The 33-year-old Murphy appeared in 10 rehab games for the Harrisburg Senators, batting .243 with an .823 on-base-plus-slugging percentage in 44 plate appearances. But hitting wasn’t his concern, and his early struggles at the plate weren’t knee-related. It was a matter of rust, which he progressively knocked off with more reps. On Friday, for example, he went 2 for 3 with two walks and a home run. He said it was the best he has felt in the batter’s box, timing-wise.
The final obstacle has been his mobility, both in the field and on the base paths. In that game Friday, Murphy jogged with a hitch but sprinted rather normally. Defensively, he planted his right foot for throws to complete a couple of routine plays.
On Sunday, he took turns taking ground balls at second base with Wilmer Difo. The grounders didn’t test his range much, but he moved without any apparent problem. He then took batting practice and sprayed line drives around the diamond.

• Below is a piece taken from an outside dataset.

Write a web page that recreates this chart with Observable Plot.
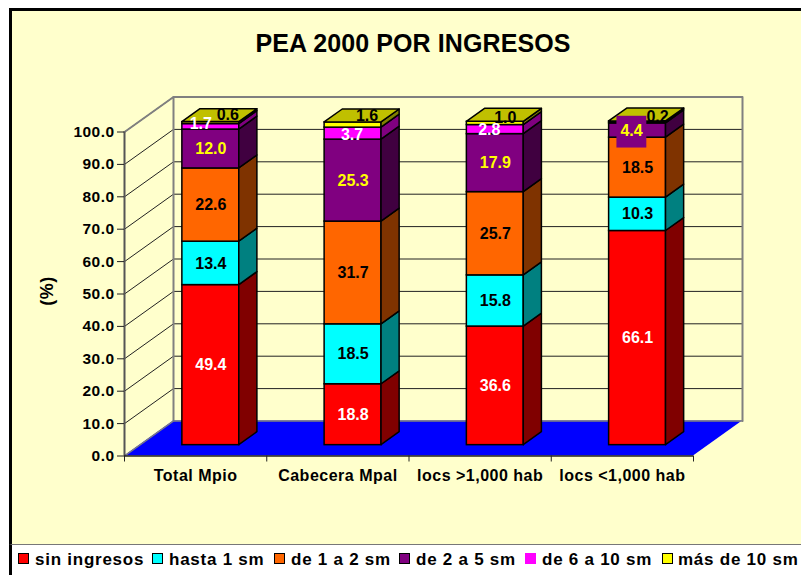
<!DOCTYPE html>
<html>
<head>
<meta charset="utf-8">
<script src="https://cdn.jsdelivr.net/npm/d3@7"></script>
<script src="https://cdn.jsdelivr.net/npm/@observablehq/plot@0.6"></script>
<style>
  html,body{margin:0;padding:0;background:#fff;width:801px;height:575px;overflow:hidden;font-family:"Liberation Sans",Arial,sans-serif;}
  #panel{position:absolute;left:9px;top:8px;width:792px;height:537px;background:#FFFFCC;border-left:3px solid #000;border-top:3px solid #000;box-sizing:border-box;border-bottom:1px solid #777;}
  #bar{position:absolute;left:9px;top:545px;width:3px;height:30px;background:#000;}
  #chart{position:absolute;left:0;top:0;}
  #title{position:absolute;left:13px;top:28px;width:800px;text-align:center;font-weight:bold;font-size:25px;line-height:30px;letter-spacing:.1px;color:#000;}
  #ylab{position:absolute;left:47px;top:291px;transform:translate(-50%,-50%) rotate(-90deg);font-weight:bold;font-size:18px;letter-spacing:.5px;}
  #legend{position:absolute;left:0;top:546px;width:801px;height:29px;}
  .k{position:absolute;top:7px;width:9px;height:9px;border:1.5px solid #000;}
  .t{position:absolute;top:4px;font-weight:bold;font-size:17px;line-height:20px;letter-spacing:.75px;white-space:nowrap;color:#000;}
  svg g[aria-label="x-axis tick label"] text{letter-spacing:.5px;}
  svg g[aria-label="y-axis tick label"] text{letter-spacing:.45px;}
</style>
</head>
<body>
<div id="panel"></div>
<div id="bar"></div>
<div id="chart"></div>
<div id="title">PEA 2000 POR INGRESOS</div>
<div id="ylab">(%)</div>
<div id="legend"></div>
<script>
const categories = ["Total Mpio", "Cabecera Mpal", "locs >1,000 hab", "locs <1,000 hab"];
const series = ["sin ingresos", "hasta 1 sm", "de 1 a 2 sm", "de 2 a 5 sm", "de 6 a 10 sm", "más de 10 sm"];
const sinIngresos = [49.4, 18.8, 36.6, 66.1];
const hasta1 = [13.4, 18.5, 15.8, 10.3];
const de1a2 = [22.6, 31.7, 25.7, 18.5];
const de2a5 = [12.0, 25.3, 17.9, 4.4];
const de6a10 = [1.7, 3.7, 2.8, 0.4];
const masDe10 = [0.6, 1.6, 1.0, 0.2];
const values = [sinIngresos, hasta1, de1a2, de2a5, de6a10, masDe10];
const shownLabels = [[1,1,1,1],[1,1,1,1],[1,1,1,1],[1,1,1,1],[1,1,1,0],[1,1,1,1]];

const frontColors = ["#FF0000", "#00FFFF", "#FF6600", "#800080", "#FF00FF", "#FFFF00"];
const sideColors = ["#800000", "#008080", "#7F3300", "#400040", "#800080", "#808000"];
const textColors = ["#fff", "#000", "#000", "#FFFF00", "#fff", "#000"];
const topColor = "#C0C000";
// small nudges of the crowded labels at the top of the stacks: [series, category, dx, dy]
const nudges = [[4,0,-10,-3],[5,0,17,-8],[4,1,-1,1],[5,1,14,-9],[4,2,-6,0],[5,2,10,-6],[3,3,-6,0],[5,3,20,-5]];

// oblique projection of the 3-D box, expressed in scale units
const kx = 49 / 142.25, ky = 35 / 3.24;
const depthFront = 0.31, depthBack = 0.68;
const gap = 0.3, barW = 0.4;
const px = (c, d) => c + d * kx;
const py = (v, d) => v + d * ky;

const fronts = [], sides = [], tops = [], labels = [];
categories.forEach((cat, c) => {
  let base = 0;
  const x1 = px(c + gap, depthFront), x2 = px(c + gap + barW, depthFront);
  const xb = px(c + gap + barW, depthBack);
  values.forEach((vals, s) => {
    const top = base + vals[c];
    fronts.push({x1, x2, y1: py(base, depthFront), y2: py(top, depthFront), fill: frontColors[s], order: c * 10 + s});
    const id = c + "-" + s;
    sides.push({id, x: x2, y1: py(base, depthFront), y2: py(top, depthFront), fill: sideColors[s]});
    sides.push({id, x: xb, y1: py(base, depthBack), y2: py(top, depthBack), fill: sideColors[s]});
    if (shownLabels[s][c]) {
      const n = nudges.find(m => m[0] === s && m[1] === c) || [0, 0, 0, 0];
      labels.push({x: (x1 + x2) / 2, y: py((base + top) / 2, depthFront), text: vals[c].toFixed(1), fill: textColors[s], dx: n[2], dy: n[3], s, c});
    }
    base = top;
  });
  tops.push({id: c, y: py(base, depthFront), x1, x2});
  tops.push({id: c, y: py(base, depthBack), x1: px(c + gap, depthBack), x2: xb});
});

const grid = d3.range(10, 101, 10).flatMap(v => [
  {v, x: 0, y: v},
  {v, x: px(0, 1), y: py(v, 1)},
  {v, x: px(4, 1), y: py(v, 1)}
]);
const wall = [
  {x: 0, y: 100}, {x: px(0, 1), y: py(100, 1)}, {x: px(4, 1), y: py(100, 1)},
  {x: px(4, 1), y: py(0, 1)}
];
const wallLeft = [{x: px(0, 1), y: py(100, 1)}, {x: px(0, 1), y: py(0, 1)}];
const floor = [
  {y: 0, x1: 0, x2: 4},
  {y: py(0, 1), x1: px(0, 1), x2: px(4, 1)}
];
const floorEdge = [{x: 0, y: 0}, {x: px(0, 1), y: py(0, 1)}, {x: px(4, 1), y: py(0, 1)}];

// the label of the small purple segment in the last stack sits on its own purple patch
const patchLabel = labels.find(l => l.s === 3 && l.c === 3);
const patch = [{x1: patchLabel.x - 0.145, x2: patchLabel.x + 0.065, y1: patchLabel.y - 5.4, y2: patchLabel.y + 4.4}];

const fontStyle = {fontFamily: '"Liberation Sans",Arial,sans-serif', fontWeight: "bold"};

const chart = Plot.plot({
  width: 801,
  height: 546,
  marginLeft: 124,
  marginRight: 108,
  marginTop: 131.5,
  marginBottom: 90.5,
  style: {background: "transparent", fontFamily: fontStyle.fontFamily, overflow: "visible"},
  x: {domain: [0, 4], axis: null},
  y: {domain: [0, 100], axis: null},
  marks: [
    Plot.line(grid, {x: "x", y: "y", z: "v", stroke: "#222", strokeWidth: 1}),
    Plot.line(wall, {x: "x", y: "y", stroke: "#808080", strokeWidth: 2}),
    Plot.line(wallLeft, {x: "x", y: "y", stroke: "#808080", strokeWidth: 2}),
    Plot.areaX(floor, {y: "y", x1: "x1", x2: "x2", fill: "#0000FF"}),
    Plot.line(floorEdge, {x: "x", y: "y", stroke: "#808080", strokeWidth: 1.5}),
    Plot.ruleX([0], {stroke: "#555", strokeWidth: 2}),
    Plot.ruleY([0], {stroke: "#222", strokeWidth: 1.5}),
    Plot.axisY({ticks: d3.range(0, 101, 10), tickFormat: d3.format(".1f"), tickSize: 7, tickPadding: 3, label: null, fontSize: 15.5, fontWeight: "bold", stroke: "#222", fill: "#000"}),
    Plot.axisX({ticks: [0, 1, 2, 3, 4], tickFormat: () => "", tickSize: 6, label: null, stroke: "#222"}),
    Plot.axisX({ticks: [0.5, 1.5, 2.5, 3.5], tickFormat: d => categories[d - 0.5], tickSize: 0, tickPadding: 14, label: null, fontSize: 16, fontWeight: "bold", fill: "#000"}),
    Plot.rect(fronts, {x1: "x1", x2: "x2", y1: "y1", y2: "y2", fill: "fill", stroke: "#000", strokeWidth: 1.5}),
    Plot.areaY(sides, {x: "x", y1: "y1", y2: "y2", z: "id", fill: "fill", stroke: "#000", strokeWidth: 1.5}),
    Plot.areaX(tops, {y: "y", x1: "x1", x2: "x2", z: "id", fill: topColor, stroke: "#000", strokeWidth: 1.5}),
    Plot.rect(patch, {x1: "x1", x2: "x2", y1: "y1", y2: "y2", fill: "#800080"}),
    ...labels.map(l => Plot.text([l], {x: "x", y: "y", text: "text", fill: l.fill, dx: l.dx, dy: l.dy, fontSize: 16, fontWeight: "bold"}))
  ]
});
document.getElementById("chart").appendChild(chart);

const lefts = [[18, 35], [152, 169], [274, 291], [399, 416], [525, 542], [662, 678]];
const legend = document.getElementById("legend");
series.forEach((name, i) => {
  const k = document.createElement("div");
  k.className = "k";
  k.style.left = lefts[i][0] + "px";
  k.style.background = frontColors[i];
  if (i === 4) k.style.borderColor = frontColors[i];
  legend.appendChild(k);
  const t = document.createElement("div");
  t.className = "t";
  t.style.left = lefts[i][1] + "px";
  t.textContent = name;
  legend.appendChild(t);
});
</script>
</body>
</html>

“I thought he made a big improvement, yeah,” Martinez said. “Like I said before, I think now there’s nothing wrong with the knee. He knows that. It’s a mind-over-matter deal now. We talked today and, for me, it’s more once he gets here and he starts playing, I think he’ll forget about everything and just go out and play. But that’s totally up to him and what he feels comfortable [doing].”
Because he’s a position player, Murphy’s rehab assignment is limited to 20 days, giving him through Thursday to play in minor league games. If Washington decides to activate him this week, he’ll probably replace utility infielder Adrian Sanchez on the roster. That would leave the Nationals with only Trea Turner and Difo as capable shortstops. The Nationals would have limited middle-infield options, particularly if Murphy has trouble defensively.
But if Murphy can rediscover his offensive prowess, he’ll provide the Nationals another dangerous middle-of-the-order threat, lengthening a lineup that was already bolstered over the weekend when Adam Eaton returned following a two-month absence. Washington would be getting a former MVP runner-up with a .334 batting average and .956 OPS in two seasons as a National. That’s worth a hug.